Participation in the DAML Experiment

 

We will participate in the DAML experiment activities and look for ways that our technology and ideas can enhance it.  We see several opportunities which we will briefly mention here.

 

 

 

Outreach to External Communities

 

We have been engaged in a number of research communities which are outside the DAML program but very relevant to it. Grosof is one of the leaders of the RuleML community which is exploring XML-based standards for rules.  Tim Finin is a member of the Web Ontology working group that is part of the W3C semantic web effort.

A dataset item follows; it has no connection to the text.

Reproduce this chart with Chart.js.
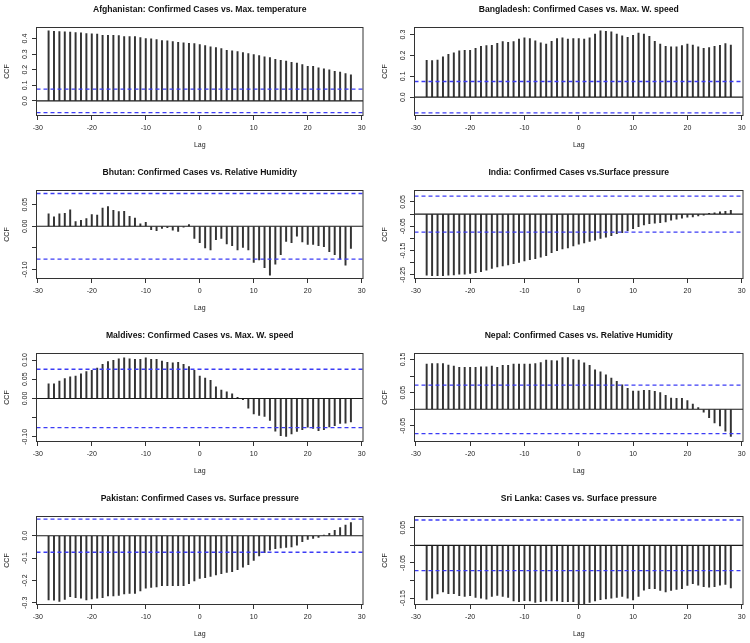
<!DOCTYPE html>
<html>
<head>
<meta charset="utf-8">
<script src="https://cdn.jsdelivr.net/npm/chart.js@4.4.0/dist/chart.umd.min.js"></script>
<style>
  html, body { margin: 0; padding: 0; background: #fff; }
  #wrap { position: relative; width: 750px; height: 643px; overflow: hidden; }
  #wrap canvas { position: absolute; }
</style>
</head>
<body>
<div id="wrap"></div>
<script>
// Cross-correlation panels: confirmed cases vs. weather variables

const lags = [-28, -27, -26, -25, -24, -23, -22, -21, -20, -19, -18, -17, -16, -15, -14,
    -13, -12, -11, -10, -9, -8, -7, -6, -5, -4, -3, -2, -1, 0, 1, 2, 3, 4, 5, 6, 7, 8, 9,
    10, 11, 12, 13, 14, 15, 16, 17, 18, 19, 20, 21, 22, 23, 24, 25, 26, 27, 28];
const xTicks = [-30, -20, -10, 0, 10, 20, 30];
const xRange = [-30.24, 30.24];

const titles = [
    'Afghanistan: Confirmed Cases vs. Max. temperature',
    'Bangladesh: Confirmed Cases vs. Max. W. speed',
    'Bhutan: Confirmed Cases vs. Relative Humidity',
    'India: Confirmed Cases vs.Surface pressure',
    'Maldives: Confirmed Cases vs. Max. W. speed',
    'Nepal: Confirmed Cases vs. Relative Humidity',
    'Pakistan: Confirmed Cases vs. Surface pressure',
    'Sri Lanka: Cases vs. Surface pressure'
];

const afghanistanCcf = [0.449, 0.447, 0.445, 0.443, 0.441, 0.438, 0.436, 0.432, 0.430, 0.428,
    0.421, 0.421, 0.421, 0.419, 0.413, 0.413, 0.413, 0.406, 0.400, 0.398, 0.394, 0.387, 0.385,
    0.381, 0.376, 0.372, 0.370, 0.368, 0.361, 0.355, 0.347, 0.342, 0.336, 0.325, 0.321, 0.317,
    0.310, 0.304, 0.297, 0.291, 0.282, 0.278, 0.267, 0.261, 0.255, 0.248, 0.242, 0.233, 0.222,
    0.222, 0.212, 0.205, 0.199, 0.190, 0.184, 0.175, 0.167];
const bangladeshCcf = [0.177, 0.175, 0.178, 0.193, 0.205, 0.213, 0.222, 0.225, 0.225, 0.234,
    0.244, 0.247, 0.249, 0.258, 0.266, 0.263, 0.266, 0.279, 0.284, 0.281, 0.270, 0.260, 0.255,
    0.268, 0.281, 0.284, 0.278, 0.281, 0.281, 0.278, 0.284, 0.302, 0.318, 0.316, 0.313, 0.302,
    0.294, 0.287, 0.297, 0.307, 0.302, 0.292, 0.268, 0.254, 0.244, 0.241, 0.241, 0.247, 0.254,
    0.250, 0.241, 0.234, 0.238, 0.244, 0.249, 0.257, 0.250];
const bhutanCcf = [0.029, 0.022, 0.029, 0.030, 0.038, 0.011, 0.014, 0.018, 0.027, 0.026,
    0.042, 0.046, 0.037, 0.034, 0.035, 0.023, 0.019, 0.006, 0.009, -0.008, -0.010, -0.005,
    -0.003, -0.009, -0.012, -0.002, 0.004, -0.028, -0.038, -0.050, -0.055, -0.031, -0.028,
    -0.041, -0.045, -0.055, -0.049, -0.055, -0.084, -0.078, -0.096, -0.113, -0.088, -0.066,
    -0.035, -0.038, -0.023, -0.036, -0.042, -0.042, -0.045, -0.047, -0.059, -0.066, -0.076,
    -0.090, -0.051];
const indiaCcf = [-0.251, -0.253, -0.253, -0.253, -0.251, -0.250, -0.247, -0.247, -0.244,
    -0.241, -0.237, -0.231, -0.224, -0.217, -0.213, -0.209, -0.204, -0.199, -0.193, -0.188,
    -0.183, -0.177, -0.171, -0.159, -0.151, -0.143, -0.139, -0.131, -0.124, -0.119, -0.112,
    -0.107, -0.100, -0.095, -0.089, -0.081, -0.076, -0.068, -0.060, -0.052, -0.045, -0.039,
    -0.037, -0.035, -0.032, -0.025, -0.021, -0.017, -0.013, -0.012, -0.008, -0.004, 0.003,
    0.005, 0.009, 0.011, 0.015];
const maldivesCcf = [0.038, 0.038, 0.045, 0.052, 0.056, 0.058, 0.064, 0.070, 0.073, 0.079,
    0.089, 0.096, 0.099, 0.103, 0.106, 0.103, 0.102, 0.102, 0.106, 0.102, 0.102, 0.097, 0.094,
    0.093, 0.094, 0.089, 0.083, 0.073, 0.058, 0.053, 0.047, 0.030, 0.022, 0.017, 0.012, 0.003,
    -0.003, -0.025, -0.040, -0.044, -0.047, -0.057, -0.085, -0.097, -0.099, -0.092, -0.086,
    -0.081, -0.075, -0.078, -0.084, -0.081, -0.074, -0.071, -0.065, -0.064, -0.061];
const nepalCcf = [0.136, 0.138, 0.138, 0.138, 0.133, 0.130, 0.126, 0.126, 0.126, 0.126, 0.128,
    0.128, 0.130, 0.126, 0.132, 0.132, 0.136, 0.136, 0.136, 0.136, 0.138, 0.141, 0.148, 0.147,
    0.146, 0.156, 0.156, 0.150, 0.148, 0.140, 0.132, 0.119, 0.113, 0.104, 0.094, 0.084, 0.074,
    0.063, 0.055, 0.055, 0.057, 0.057, 0.054, 0.050, 0.042, 0.034, 0.033, 0.033, 0.026, 0.016,
    0.005, -0.009, -0.025, -0.041, -0.050, -0.066, -0.082];
const pakistanCcf = [-0.288, -0.289, -0.294, -0.285, -0.273, -0.277, -0.280, -0.288, -0.283,
    -0.280, -0.277, -0.270, -0.270, -0.267, -0.261, -0.258, -0.258, -0.247, -0.235, -0.232,
    -0.229, -0.224, -0.224, -0.224, -0.224, -0.224, -0.215, -0.202, -0.191, -0.188, -0.182,
    -0.176, -0.170, -0.164, -0.161, -0.152, -0.141, -0.130, -0.111, -0.091, -0.076, -0.065,
    -0.058, -0.055, -0.052, -0.050, -0.042, -0.027, -0.017, -0.012, -0.008, 0.003, 0.011,
    0.024, 0.036, 0.048, 0.059];
const sriLankaCcf = [-0.155, -0.150, -0.138, -0.132, -0.137, -0.137, -0.143, -0.145, -0.143,
    -0.148, -0.150, -0.153, -0.145, -0.142, -0.145, -0.148, -0.158, -0.160, -0.157, -0.158,
    -0.162, -0.160, -0.158, -0.158, -0.158, -0.160, -0.160, -0.160, -0.166, -0.166, -0.162,
    -0.158, -0.154, -0.152, -0.150, -0.148, -0.145, -0.150, -0.155, -0.145, -0.127, -0.123,
    -0.123, -0.128, -0.132, -0.128, -0.125, -0.123, -0.114, -0.109, -0.113, -0.117, -0.119,
    -0.117, -0.113, -0.111, -0.121];

const seriesList = [afghanistanCcf, bangladeshCcf, bhutanCcf, indiaCcf,
    maldivesCcf, nepalCcf, pakistanCcf, sriLankaCcf];

// significance bounds (dashed blue)
const ciLevels = [0.075, 0.075, 0.076, 0.074, 0.076, 0.073, 0.074, 0.072];

const yRanges = [[-0.094, 0.471], [-0.088, 0.334], [-0.121, 0.083], [-0.265, 0.097],
    [-0.112, 0.117], [-0.097, 0.168], [-0.308, 0.086], [-0.168, 0.082]];

const yTickValues = [
    [0, 0.1, 0.2, 0.3, 0.4],
    [0, 0.1, 0.2, 0.3],
    [-0.10, -0.05, 0, 0.05],
    [-0.25, -0.20, -0.15, -0.10, -0.05, 0, 0.05],
    [-0.10, -0.05, 0, 0.05, 0.10],
    [-0.05, 0, 0.05, 0.10, 0.15],
    [-0.3, -0.2, -0.1, 0],
    [-0.15, -0.10, -0.05, 0, 0.05]
];
const yTickLabels = [
    ['0.0', '0.1', '0.2', '0.3', '0.4'],
    ['0.0', '0.1', '0.2', '0.3'],
    ['-0.10', '', '0.00', '0.05'],
    ['-0.25', '', '-0.15', '', '-0.05', '', '0.05'],
    ['-0.10', '', '0.00', '0.05', '0.10'],
    ['-0.05', '', '0.05', '', '0.15'],
    ['-0.3', '-0.2', '-0.1', '0.0'],
    ['-0.15', '', '-0.05', '', '0.05']
];

const FONT = "'Liberation Sans', Arial, sans-serif";
const INK = '#222';

// frame, title and rotated y labels, the way R draws them
const rStylePlugin = {
    id: 'rStyle',
    afterDraw(chart) {
        const ctx = chart.ctx;
        const a = chart.chartArea;
        const yScale = chart.scales.y;
        const opts = chart.options.plugins.rStyle;
        ctx.save();
        ctx.strokeStyle = '#333';
        ctx.lineWidth = 1;
        ctx.strokeRect(a.left, a.top, a.right - a.left, a.bottom - a.top);

        ctx.fillStyle = '#111';
        ctx.font = 'bold 8.6px ' + FONT;
        ctx.textAlign = 'center';
        ctx.textBaseline = 'middle';
        ctx.fillText(opts.title, (a.left + a.right) / 2, a.top - 18);

        ctx.font = '7px ' + FONT;
        ctx.fillStyle = INK;
        opts.values.forEach((v, i) => {
            if (!opts.labels[i]) return;
            const y = yScale.getPixelForValue(v);
            ctx.save();
            ctx.translate(a.left - 11.5, y);
            ctx.rotate(-Math.PI / 2);
            ctx.fillText(opts.labels[i], 0, 0);
            ctx.restore();
        });
        ctx.restore();
    }
};

const wrap = document.getElementById('wrap');

function makePanel(i) {
    const col = i % 2;
    const row = Math.floor(i / 2);
    const left = col === 0 ? 0 : 378;
    const width = col === 0 ? 375 : 372;
    const height = 163;

    const canvas = document.createElement('canvas');
    canvas.width = width;
    canvas.height = height;
    canvas.style.left = left + 'px';
    canvas.style.top = (row * 163) + 'px';
    canvas.style.width = width + 'px';
    canvas.style.height = height + 'px';
    wrap.appendChild(canvas);

    const values = seriesList[i];
    const ci = ciLevels[i];
    const hline = y => [{ x: xRange[0], y: y }, { x: xRange[1], y: y }];

    new Chart(canvas, {
        type: 'bar',
        data: {
            datasets: [
                {
                    type: 'bar',
                    data: lags.map((l, k) => ({ x: l, y: values[k] })),
                    backgroundColor: '#333',
                    barThickness: 1.3,
                    order: 3
                },
                {
                    type: 'line',
                    data: hline(0),
                    borderColor: '#1a1a1a',
                    borderWidth: 1.1,
                    pointRadius: 0,
                    order: 2
                },
                {
                    type: 'line',
                    data: hline(ci),
                    borderColor: '#3c3cf5',
                    borderWidth: 1.3,
                    borderDash: [4, 3],
                    pointRadius: 0,
                    order: 1
                },
                {
                    type: 'line',
                    data: hline(-ci),
                    borderColor: '#3c3cf5',
                    borderWidth: 1.3,
                    borderDash: [4, 3],
                    pointRadius: 0,
                    order: 1
                }
            ]
        },
        options: {
            responsive: false,
            animation: false,
            events: [],
            layout: { padding: { top: 27.5, right: col === 0 ? 12 : 7, bottom: 0, left: 0 } },
            plugins: {
                legend: { display: false },
                tooltip: { enabled: false },
                rStyle: { title: titles[i], values: yTickValues[i], labels: yTickLabels[i] }
            },
            scales: {
                x: {
                    type: 'linear',
                    min: xRange[0],
                    max: xRange[1],
                    offset: false,
                    afterBuildTicks: s => { s.ticks = xTicks.map(v => ({ value: v })); },
                    afterFit: s => { s.height = 47.5; },
                    grid: { drawOnChartArea: false, drawTicks: true, tickLength: 4.5, color: '#333', offset: false },
                    border: { display: false },
                    ticks: {
                        font: { family: FONT, size: 7 },
                        color: INK,
                        padding: 4,
                        maxRotation: 0,
                        autoSkip: false
                    },
                    title: {
                        display: true,
                        text: 'Lag',
                        font: { family: FONT, size: 7 },
                        color: INK,
                        padding: { top: 0, bottom: 13.8 }
                    }
                },
                y: {
                    type: 'linear',
                    min: yRanges[i][0],
                    max: yRanges[i][1],
                    afterBuildTicks: s => { s.ticks = yTickValues[i].map(v => ({ value: v })); },
                    afterFit: s => { s.width = 36.5; },
                    grid: { drawOnChartArea: false, drawTicks: true, tickLength: 4.5, color: '#333' },
                    border: { display: false },
                    ticks: { display: false },
                    title: {
                        display: true,
                        text: 'CCF',
                        font: { family: FONT, size: 7 },
                        color: INK,
                        padding: { top: 3.3, bottom: 0 }
                    }
                }
            }
        },
        plugins: [rStylePlugin]
    });
}

for (let i = 0; i < 8; i++) {
    makePanel(i);
}
</script>
</body>
</html>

Finin and others at UMBC are engaged in the FIPA agent standards community including the subgroup focused on developing FIPA standards for representing and sharing ontologies.  Mayfield is an active member of the TREC information retrieval community.  We will continue to engage in these communities and foster an exchange of ideas and technologies as appropriate.

 

Prospects for the next few years

 

The promise of the semantic web and therefore of DAML is that it will enable the world wide web to become a vast source of information for software agents as well as people.  A key to exploring this vision is the building of agent based applications and applications in which systems of agents cooperate to provide DAML enhanced serves and use DAML based ontologies and knowledge as a knowledge interchange format.   We believe that DAML and the semantic web approach provide a subtle paradigm shift which will have a dramatic impact on the realization of multiagent systems on the web.  This will open up new opportunities both for commercial as well as military uses.